Texas Sen. Ted Cruz is working on a plan that would double the amount of federal immigration judges in order to speed up the process of adjudicating illegal immigrants and processing asylum cases, of which there is a large backlog. The proposal signals the urgency among Republicans for a solution -- Cruz has long been considered an immigration hardliner, but he is also running for re-election in a border state.

Yet Trump seemed to dismiss the proposal during a speech to the National Small Business Association in Washington on Tuesday. "We don't want judges; we want security on the border," the president said. "We don't want people coming in.  We want them to come in through a legal process like everybody else that's waiting to come into our country."

Trump also called for changes to legislation lawmakers have put forth. “Let's do it right. We have a chance," he said. "I don't want children taken away from parents.  And when you prosecute the parents for coming in illegally, which should happen, you have to take the children away. Now, we don't have to prosecute them. But then we're not prosecuting them for coming in illegally. That's not good."

While administration officials have been working with House members on legislation, some lawmakers are concerned that the president himself could be a wild card and are looking for more clarity from him. First, they don't want to pass something he won't sign. And members depending on his base of support in their own re-election bids are hoping for him to provide them with political cover.

"The White House is going to have to be engaged in this discussion, and the president and his team need to be involved in whatever we come up with ... whether it addresses all the other elements of immigration debate or not," said Sen. John Thune, the GOP conference chair.

Other Republicans have questioned the need for any legislation.  "The White House could change it in five minutes and they should. It’s a mistake. It's a change in policy by this administration," Tennessee Sen. Lamar Alexander told reporters.

Democrats, meanwhile, echoed this sentiment and declined to publicly endorse any GOP measures. "Mr. President, you alone can fix it," Senate Minority Leader Chuck Schumer said, holding up a pen. "How many times has immigration legislation passed in this Congress? Zero. ... There should be rule of law for every person who crosses the border. It is not required to separate children to enact rule of law."

Hawaii Sen. Mazie Hirono, who is herself an immigrant, was more blunt in addressing Trump: "Take that goddamn pen of yours and do away with this horrendous, inhumane policy of yours that rips children from the arms of their parents."

Democrats could pay a political price if Republicans come up with a narrow solution and they decline to come aboard. Some GOP candidates running against Democratic incumbents in the Senate have accused their opponents of supporting open borders. (All 49 Democratic senators have signed on to a measure put forth by California Sen.

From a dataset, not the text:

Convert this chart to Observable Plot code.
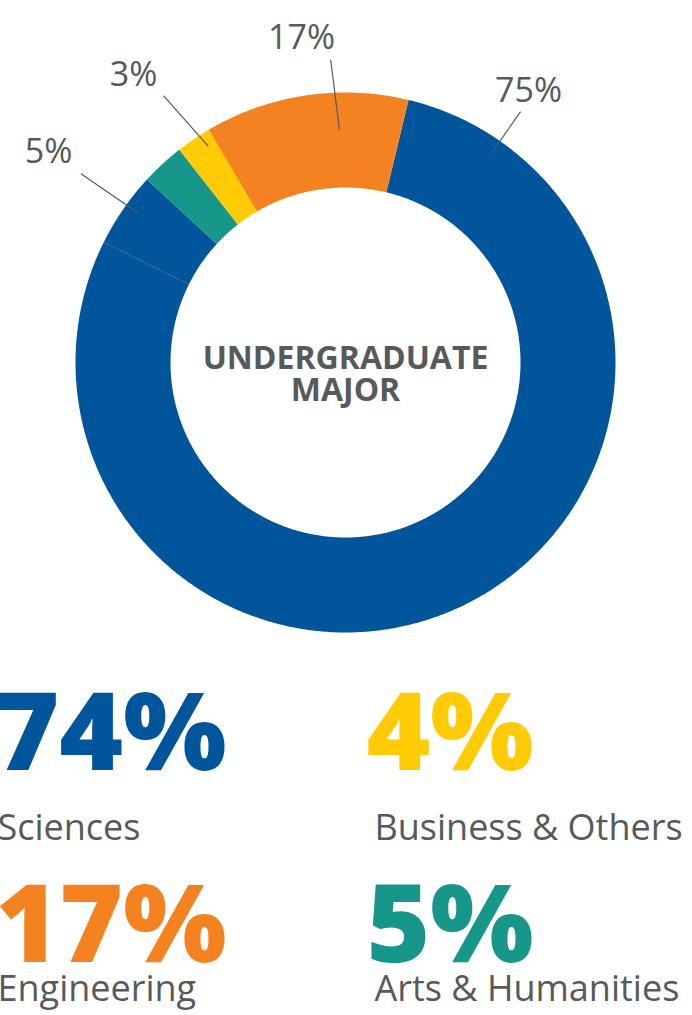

Dianne Feinstein that would prohibit children being separated from their families.)But for now, they are betting that public pressure will force the administration to act.  

"This has caused an outcry throughout the country and has gone way beyond party," said Maryland Sen. Chris Van Hollen, chairman of the Democratic Senatorial Campaign Committee. "The public isn't going to stand for it. We'll see how this plays out."